ANYWAY, the first assignment we have, is to 'make a scrapbook on How to be kind to the environment around the household' and this woman [we shall refer to her as Mrs. X] lists some stuff we can write down and stick pictures on the scrapbook.
One of her majorly intellectual suggestions: Throw all household waste in the trash can. Right, because I'm randomly going to gallivant around the house chucking stuff in nooks and crannies for some odd personal joy.
And so she lists some of her Nobel Prize deserving ideas [as bright as the formerly listed] and then says, "Wogay childran, yoo must nouw write thee yinformation on yae scrapboook yand shtick thee pikchures won yae kallarpul (colourful) paper, then barder (border) yit widh kallarpul glittar and shtick it on yae white paper and then shtick yit on skrapboook."

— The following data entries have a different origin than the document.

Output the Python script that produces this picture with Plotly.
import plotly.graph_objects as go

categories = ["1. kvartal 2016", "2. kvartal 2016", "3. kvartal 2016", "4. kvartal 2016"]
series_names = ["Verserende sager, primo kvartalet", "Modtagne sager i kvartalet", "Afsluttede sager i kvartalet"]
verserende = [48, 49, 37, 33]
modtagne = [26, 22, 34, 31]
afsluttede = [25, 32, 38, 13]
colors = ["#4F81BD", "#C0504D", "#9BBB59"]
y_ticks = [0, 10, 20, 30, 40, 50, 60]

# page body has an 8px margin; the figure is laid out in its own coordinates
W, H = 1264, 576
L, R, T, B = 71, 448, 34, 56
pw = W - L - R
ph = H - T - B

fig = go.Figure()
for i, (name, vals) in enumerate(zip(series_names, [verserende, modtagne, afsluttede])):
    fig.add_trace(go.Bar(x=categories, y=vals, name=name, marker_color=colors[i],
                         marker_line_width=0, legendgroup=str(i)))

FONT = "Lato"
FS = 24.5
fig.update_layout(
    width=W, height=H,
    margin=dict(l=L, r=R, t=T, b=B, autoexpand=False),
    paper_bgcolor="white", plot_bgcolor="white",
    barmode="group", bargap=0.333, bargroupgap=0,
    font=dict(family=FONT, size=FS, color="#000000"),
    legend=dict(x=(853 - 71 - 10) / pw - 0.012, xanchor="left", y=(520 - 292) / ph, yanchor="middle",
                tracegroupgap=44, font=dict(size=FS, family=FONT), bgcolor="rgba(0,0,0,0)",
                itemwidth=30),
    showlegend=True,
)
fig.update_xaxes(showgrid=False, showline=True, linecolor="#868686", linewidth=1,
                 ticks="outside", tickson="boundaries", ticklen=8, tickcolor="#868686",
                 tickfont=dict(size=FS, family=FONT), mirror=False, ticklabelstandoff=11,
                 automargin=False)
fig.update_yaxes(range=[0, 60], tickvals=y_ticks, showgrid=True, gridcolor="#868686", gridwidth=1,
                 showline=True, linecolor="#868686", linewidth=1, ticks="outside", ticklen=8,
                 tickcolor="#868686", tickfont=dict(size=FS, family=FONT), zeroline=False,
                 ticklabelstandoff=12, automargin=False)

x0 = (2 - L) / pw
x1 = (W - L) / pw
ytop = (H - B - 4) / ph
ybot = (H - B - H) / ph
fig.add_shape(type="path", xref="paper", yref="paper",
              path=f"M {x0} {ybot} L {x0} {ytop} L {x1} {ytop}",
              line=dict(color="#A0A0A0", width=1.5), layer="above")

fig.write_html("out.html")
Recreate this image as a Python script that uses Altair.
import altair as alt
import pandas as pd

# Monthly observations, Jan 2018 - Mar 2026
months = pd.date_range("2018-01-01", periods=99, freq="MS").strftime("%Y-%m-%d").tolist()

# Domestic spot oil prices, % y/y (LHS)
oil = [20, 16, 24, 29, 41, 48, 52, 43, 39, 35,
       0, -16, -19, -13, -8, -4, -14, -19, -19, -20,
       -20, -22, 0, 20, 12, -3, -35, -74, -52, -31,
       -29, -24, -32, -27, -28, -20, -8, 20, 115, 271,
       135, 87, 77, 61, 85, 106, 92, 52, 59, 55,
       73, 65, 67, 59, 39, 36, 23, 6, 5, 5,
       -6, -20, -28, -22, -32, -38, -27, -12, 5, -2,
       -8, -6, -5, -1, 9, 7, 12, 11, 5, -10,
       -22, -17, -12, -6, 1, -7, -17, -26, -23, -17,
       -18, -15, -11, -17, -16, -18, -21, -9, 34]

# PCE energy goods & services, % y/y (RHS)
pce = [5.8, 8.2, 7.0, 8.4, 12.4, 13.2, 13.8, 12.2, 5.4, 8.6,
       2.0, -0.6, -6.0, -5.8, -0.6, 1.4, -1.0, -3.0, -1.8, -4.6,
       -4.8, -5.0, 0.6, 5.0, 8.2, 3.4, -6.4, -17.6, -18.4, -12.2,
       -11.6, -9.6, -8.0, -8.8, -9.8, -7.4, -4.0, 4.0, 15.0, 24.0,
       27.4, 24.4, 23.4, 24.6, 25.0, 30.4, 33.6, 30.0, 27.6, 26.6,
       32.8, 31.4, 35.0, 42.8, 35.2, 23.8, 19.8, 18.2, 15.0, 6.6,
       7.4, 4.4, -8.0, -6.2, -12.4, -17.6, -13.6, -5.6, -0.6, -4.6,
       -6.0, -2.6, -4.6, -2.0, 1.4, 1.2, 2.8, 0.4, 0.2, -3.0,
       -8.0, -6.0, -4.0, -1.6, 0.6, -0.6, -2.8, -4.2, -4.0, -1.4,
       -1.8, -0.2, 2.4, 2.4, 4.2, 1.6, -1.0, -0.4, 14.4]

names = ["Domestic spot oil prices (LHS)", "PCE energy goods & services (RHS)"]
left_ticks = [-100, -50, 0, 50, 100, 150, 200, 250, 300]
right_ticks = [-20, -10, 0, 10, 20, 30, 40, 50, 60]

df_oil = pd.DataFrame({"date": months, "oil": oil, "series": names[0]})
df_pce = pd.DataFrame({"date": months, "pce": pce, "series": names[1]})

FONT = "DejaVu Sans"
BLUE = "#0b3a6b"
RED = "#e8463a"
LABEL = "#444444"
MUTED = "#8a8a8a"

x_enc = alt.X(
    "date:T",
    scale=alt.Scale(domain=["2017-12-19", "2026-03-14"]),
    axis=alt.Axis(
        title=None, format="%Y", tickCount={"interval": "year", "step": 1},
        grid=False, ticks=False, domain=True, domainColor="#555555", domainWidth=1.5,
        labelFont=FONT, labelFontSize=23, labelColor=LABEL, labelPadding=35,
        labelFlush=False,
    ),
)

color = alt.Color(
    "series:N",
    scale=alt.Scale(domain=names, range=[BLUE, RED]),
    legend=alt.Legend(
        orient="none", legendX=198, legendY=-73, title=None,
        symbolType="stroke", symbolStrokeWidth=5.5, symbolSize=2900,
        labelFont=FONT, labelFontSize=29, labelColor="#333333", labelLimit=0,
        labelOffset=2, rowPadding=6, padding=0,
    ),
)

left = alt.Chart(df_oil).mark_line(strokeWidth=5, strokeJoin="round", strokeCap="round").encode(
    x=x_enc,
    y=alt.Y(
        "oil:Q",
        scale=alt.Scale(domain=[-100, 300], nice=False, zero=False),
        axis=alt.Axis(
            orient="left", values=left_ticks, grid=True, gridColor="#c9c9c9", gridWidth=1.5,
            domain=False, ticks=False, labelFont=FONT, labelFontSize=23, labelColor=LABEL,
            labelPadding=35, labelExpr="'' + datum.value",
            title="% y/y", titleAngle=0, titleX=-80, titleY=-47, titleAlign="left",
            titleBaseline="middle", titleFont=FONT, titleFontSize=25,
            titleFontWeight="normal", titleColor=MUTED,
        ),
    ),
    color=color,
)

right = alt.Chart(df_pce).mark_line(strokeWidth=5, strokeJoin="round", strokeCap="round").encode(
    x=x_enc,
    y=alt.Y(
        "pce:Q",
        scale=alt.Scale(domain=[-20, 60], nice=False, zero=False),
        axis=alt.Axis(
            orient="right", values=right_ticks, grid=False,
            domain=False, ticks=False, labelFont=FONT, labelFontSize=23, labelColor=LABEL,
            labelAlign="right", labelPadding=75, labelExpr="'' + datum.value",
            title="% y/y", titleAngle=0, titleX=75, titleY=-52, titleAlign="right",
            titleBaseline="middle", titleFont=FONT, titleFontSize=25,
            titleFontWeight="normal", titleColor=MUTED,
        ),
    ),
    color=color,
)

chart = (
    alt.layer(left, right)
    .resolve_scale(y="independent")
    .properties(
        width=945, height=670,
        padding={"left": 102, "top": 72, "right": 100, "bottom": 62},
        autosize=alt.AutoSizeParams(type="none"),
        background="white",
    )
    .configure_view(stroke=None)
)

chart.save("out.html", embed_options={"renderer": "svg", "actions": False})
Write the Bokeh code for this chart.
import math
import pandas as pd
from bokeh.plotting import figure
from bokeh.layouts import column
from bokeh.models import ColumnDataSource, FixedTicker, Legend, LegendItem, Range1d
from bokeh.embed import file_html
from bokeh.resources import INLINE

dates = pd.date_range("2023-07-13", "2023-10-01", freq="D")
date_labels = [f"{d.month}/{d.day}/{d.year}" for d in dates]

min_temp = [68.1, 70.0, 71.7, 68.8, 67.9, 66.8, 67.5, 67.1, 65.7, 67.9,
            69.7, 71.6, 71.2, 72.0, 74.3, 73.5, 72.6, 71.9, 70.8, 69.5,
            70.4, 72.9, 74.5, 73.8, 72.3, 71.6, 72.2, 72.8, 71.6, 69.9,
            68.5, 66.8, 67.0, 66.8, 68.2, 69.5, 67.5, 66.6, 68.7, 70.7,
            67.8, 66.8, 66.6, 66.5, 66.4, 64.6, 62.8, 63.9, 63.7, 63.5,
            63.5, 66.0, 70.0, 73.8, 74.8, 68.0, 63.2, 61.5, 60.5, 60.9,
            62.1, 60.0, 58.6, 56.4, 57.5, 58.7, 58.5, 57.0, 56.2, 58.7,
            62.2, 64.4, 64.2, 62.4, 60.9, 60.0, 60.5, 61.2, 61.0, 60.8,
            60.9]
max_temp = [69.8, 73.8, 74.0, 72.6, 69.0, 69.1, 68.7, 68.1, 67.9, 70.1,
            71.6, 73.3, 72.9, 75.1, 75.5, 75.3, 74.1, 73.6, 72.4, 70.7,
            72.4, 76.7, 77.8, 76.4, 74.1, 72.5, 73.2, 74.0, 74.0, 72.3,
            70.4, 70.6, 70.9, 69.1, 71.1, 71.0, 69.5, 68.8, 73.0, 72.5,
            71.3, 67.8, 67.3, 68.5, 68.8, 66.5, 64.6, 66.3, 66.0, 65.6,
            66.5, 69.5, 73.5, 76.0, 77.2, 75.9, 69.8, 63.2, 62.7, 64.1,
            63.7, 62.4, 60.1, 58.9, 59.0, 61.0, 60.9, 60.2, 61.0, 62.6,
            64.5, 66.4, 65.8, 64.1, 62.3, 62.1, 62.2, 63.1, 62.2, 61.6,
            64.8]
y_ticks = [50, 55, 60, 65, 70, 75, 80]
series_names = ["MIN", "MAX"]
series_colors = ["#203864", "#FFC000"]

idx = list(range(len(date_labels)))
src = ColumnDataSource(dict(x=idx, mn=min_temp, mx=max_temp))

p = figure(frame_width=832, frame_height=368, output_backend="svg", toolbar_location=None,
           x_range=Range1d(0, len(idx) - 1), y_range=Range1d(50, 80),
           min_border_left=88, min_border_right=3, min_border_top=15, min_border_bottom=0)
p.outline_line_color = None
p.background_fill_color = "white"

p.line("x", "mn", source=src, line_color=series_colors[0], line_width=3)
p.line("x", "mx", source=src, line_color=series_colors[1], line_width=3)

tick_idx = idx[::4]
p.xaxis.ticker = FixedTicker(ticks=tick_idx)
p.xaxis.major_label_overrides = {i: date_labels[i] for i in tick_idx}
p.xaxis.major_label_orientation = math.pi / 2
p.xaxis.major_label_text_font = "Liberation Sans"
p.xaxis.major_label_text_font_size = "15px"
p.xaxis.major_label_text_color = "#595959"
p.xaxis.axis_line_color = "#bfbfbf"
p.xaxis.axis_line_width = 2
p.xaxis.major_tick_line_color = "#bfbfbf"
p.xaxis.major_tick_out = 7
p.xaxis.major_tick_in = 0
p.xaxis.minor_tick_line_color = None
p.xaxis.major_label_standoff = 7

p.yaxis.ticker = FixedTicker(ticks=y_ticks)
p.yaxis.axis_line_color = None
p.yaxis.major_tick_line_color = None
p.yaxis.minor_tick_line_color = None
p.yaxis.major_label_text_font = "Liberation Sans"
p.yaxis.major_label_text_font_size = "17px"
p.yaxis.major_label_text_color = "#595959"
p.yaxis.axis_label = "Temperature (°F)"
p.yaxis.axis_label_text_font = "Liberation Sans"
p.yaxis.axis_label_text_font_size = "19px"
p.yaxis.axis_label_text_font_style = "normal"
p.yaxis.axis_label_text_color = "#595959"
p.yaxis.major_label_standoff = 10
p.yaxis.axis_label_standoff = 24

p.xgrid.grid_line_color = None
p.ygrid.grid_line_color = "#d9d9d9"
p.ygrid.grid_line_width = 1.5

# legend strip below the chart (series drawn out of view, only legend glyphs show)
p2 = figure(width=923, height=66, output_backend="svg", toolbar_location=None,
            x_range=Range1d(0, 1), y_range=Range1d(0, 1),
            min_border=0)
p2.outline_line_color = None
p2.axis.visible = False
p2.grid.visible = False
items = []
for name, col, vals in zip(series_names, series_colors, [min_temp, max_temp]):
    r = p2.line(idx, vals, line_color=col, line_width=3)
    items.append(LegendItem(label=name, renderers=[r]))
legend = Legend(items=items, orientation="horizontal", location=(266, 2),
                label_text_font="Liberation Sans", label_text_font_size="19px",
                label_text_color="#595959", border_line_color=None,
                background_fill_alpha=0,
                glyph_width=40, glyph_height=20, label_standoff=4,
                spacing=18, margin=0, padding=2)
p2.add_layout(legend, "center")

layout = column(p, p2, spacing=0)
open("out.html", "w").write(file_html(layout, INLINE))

Yeah, so that is so eco-friendly right. As much as killing yourself is going to do you fantastic good in life.
I was sort of glad that we're....... wait. I just realized..... that participating in a national environmental WRITTEN project and possibly winning a lakh, a tv or a computer is doing absolutely ZILCH for the environment. So I was wrong! We were doing nothing productive to begin with! Great.
But anyway,
environmental awareness is becoming increasingly important [line ripped from ninth grade environmental education text book. would also like to add here that this same line is rephrased in two million ways to constitute a pointless hundred paged book that a ninth grader would probably burn in less than a few minutes after defeating rival - xams. We can save on this hundred wasted pages and burnt ash from book by ELIMINATING SUBJECT. Okay topic-deviating here. Sorry.]
I guess I have made my extremely pointless point here - If you can't save the environment, freakin leave it alone no. Stop pestering.